Da Mezzogiorno online:
Quanto ci costano le Regioni? Un’indagine su sprechi e privilegi della politica
di Antonio Verga scritto il 22 settembre 2012
In Italia ci sono 1.111 consiglieri regionali, spiega il Sole24ore, e ognuno di essi “costa” 743.000 euro l’anno, tra stipendi, indennità, rimborsi e spese, per un costo complessivo annuo di oltre 825.000.000 euro. La regione più cara? La Sicilia, con 167.546.007 euro l’anno, mentre la più virtuosa è il Molise. Se la cava bene anche la Puglia, che nonostante la grandezza costa 15.247.436 euro l’anno, contro, per esempio, i 72.000.000 delle Lombardia e i 68.000.000 della Campania.
Ma è entrando nel dettaglio che si ha un’idea degli sprechi.

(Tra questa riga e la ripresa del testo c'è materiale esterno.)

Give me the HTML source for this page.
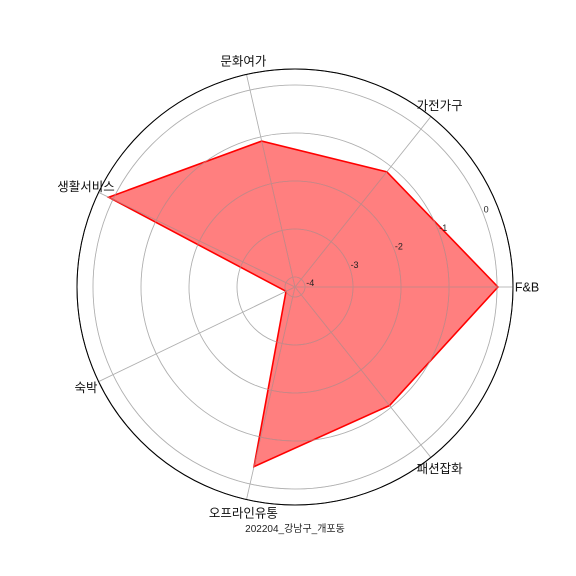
<!DOCTYPE html>
<html><head><meta charset="utf-8"><style>
html,body{margin:0;padding:0;background:#fff}
svg{display:block;font-family:"Liberation Sans","Noto Sans CJK KR",sans-serif}
</style></head><body>
<svg id="chart" width="576" height="576" viewBox="0 0 576 576">
<rect width="576" height="576" fill="#fff"/>
<g id="grid"></g><g id="series"></g><g id="labels"></g>
<text x="295" y="532" text-anchor="middle" font-size="10" fill="#222">202204_강남구_개포동</text>
</svg>
<script>
const categories = ["F&B","가전가구","문화여가","생활서비스","숙박","오프라인유통","패션잡화"];
const values = [0.02,-1.14,-1.09,0.1,-4.0,-0.37,-1.05];
const ticks = [-4,-3,-2,-1,0];
const rMin = -4.208, rMax = 0.333;
const cx = 295, cy = 287, R = 218;
const NS = "http://www.w3.org/2000/svg";
function rad(v){return (v - rMin)/(rMax - rMin)*R;}
function ang(i){return i*2*Math.PI/categories.length;}
function pt(i,v){const r=rad(v),a=ang(i);return [cx+r*Math.cos(a), cy-r*Math.sin(a)];}
function mk(tag,attrs,parent){const e=document.createElementNS(NS,tag);for(const k in attrs)e.setAttribute(k,attrs[k]);parent.appendChild(e);return e;}
const grid=document.getElementById('grid'), ser=document.getElementById('series'), lab=document.getElementById('labels');
ticks.forEach(t=>{
  const c=mk('circle',{cx:cx,cy:cy,r:rad(t),fill:'none',stroke:'#b0b0b0','stroke-width':0.8},grid);
  
  
  const a=22.5*Math.PI/180, r=rad(t);
  const tx=mk('text',{x:cx+r*Math.cos(a)+2,y:cy-r*Math.sin(a)+3,'font-size':9,fill:'#222'},lab);
  tx.textContent=t;
  
  
});
categories.forEach((c,i)=>{
  const a=ang(i);
  const l=mk('line',{x1:cx,y1:cy,x2:cx+R*Math.cos(a),y2:cy-R*Math.sin(a),stroke:'#b0b0b0','stroke-width':0.8},grid);
  
  
  const lr=232, x=cx+lr*Math.cos(a), y=cy-lr*Math.sin(a);
  const t=mk('text',{x:x,y:y+4.5,'font-size':12.5,fill:'#111','text-anchor':'middle'},lab);
  t.textContent=c;
  
  
});
const outer=mk('circle',{cx:cx,cy:cy,r:R,fill:'none',stroke:'#000','stroke-width':1},grid);


const pts=values.map((v,i)=>pt(i,v).join(',')).join(' ');
const poly=mk('polygon',{points:pts,fill:'rgba(255,0,0,0.5)',stroke:'#ff0000','stroke-width':1.6,'stroke-linejoin':'miter'},ser);


const gl=grid.cloneNode(true); gl.setAttribute('opacity','0.6'); ser.parentNode.insertBefore(gl, lab);


</script>
</body></html>
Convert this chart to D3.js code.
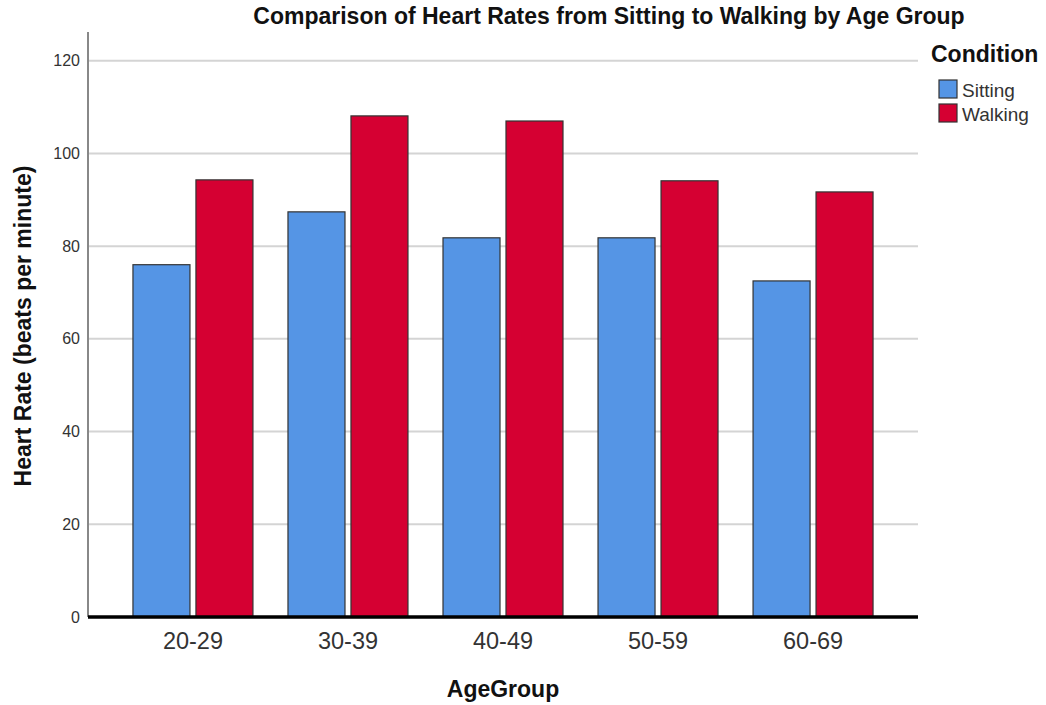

Intanto non ci sono controlli, né interni né esterni, sulle spese dei gruppi consiliari; ma come se non bastasse, al contrario di quanto accade nel Parlamento nazionale, in molte regioni i gruppi possono essere composti anche da una sola persona. Il Giornale cita il caso del consigliere abruzzese Menna, Udc, che si trova a gestire 103.000 euro per il suo gruppo, che però è composto solo da lui. Per questo motivo i monogruppi proliferano in tutte le Regioni: in Molise ci sono 17 gruppi per 30 consiglieri. In Umbria ci sarebbe una soglia minima di 3 consiglieri per formare un gruppo, ma grazie a una deroga esistono 5 monogruppi. Inoltre vanno aggiunte le indennità, le strutture e il personale per i capigruppo, che in questi casi sono capigruppo di se stessi.
Nel 2010, il costo per il semplice funzionamento di Consigli e Giunte è stato di 1,2 miliardi di euro, e con i tagli si è arrivati nel 2012 a 1,1. Anche le Regioni sono state sottoposte a spending review, ma questo non è bastato: tranne la Lombardia, nessun consiglio regionale si è adeguato ai nuovi parametri per numero di componenti. La maglia nera è, guarda caso, il Lazio, dove ci sono 71 consiglieri ma 110 posti totali tra commissioni e comitati, con il risultato che molti consiglieri e capigruppo (anche di se stessi) sono contemporaneamente membri, vicepresidenti e segretari di commissioni, con ovvio rialzo della busta paga. Che in qualche caso è più alta di quella del presidente.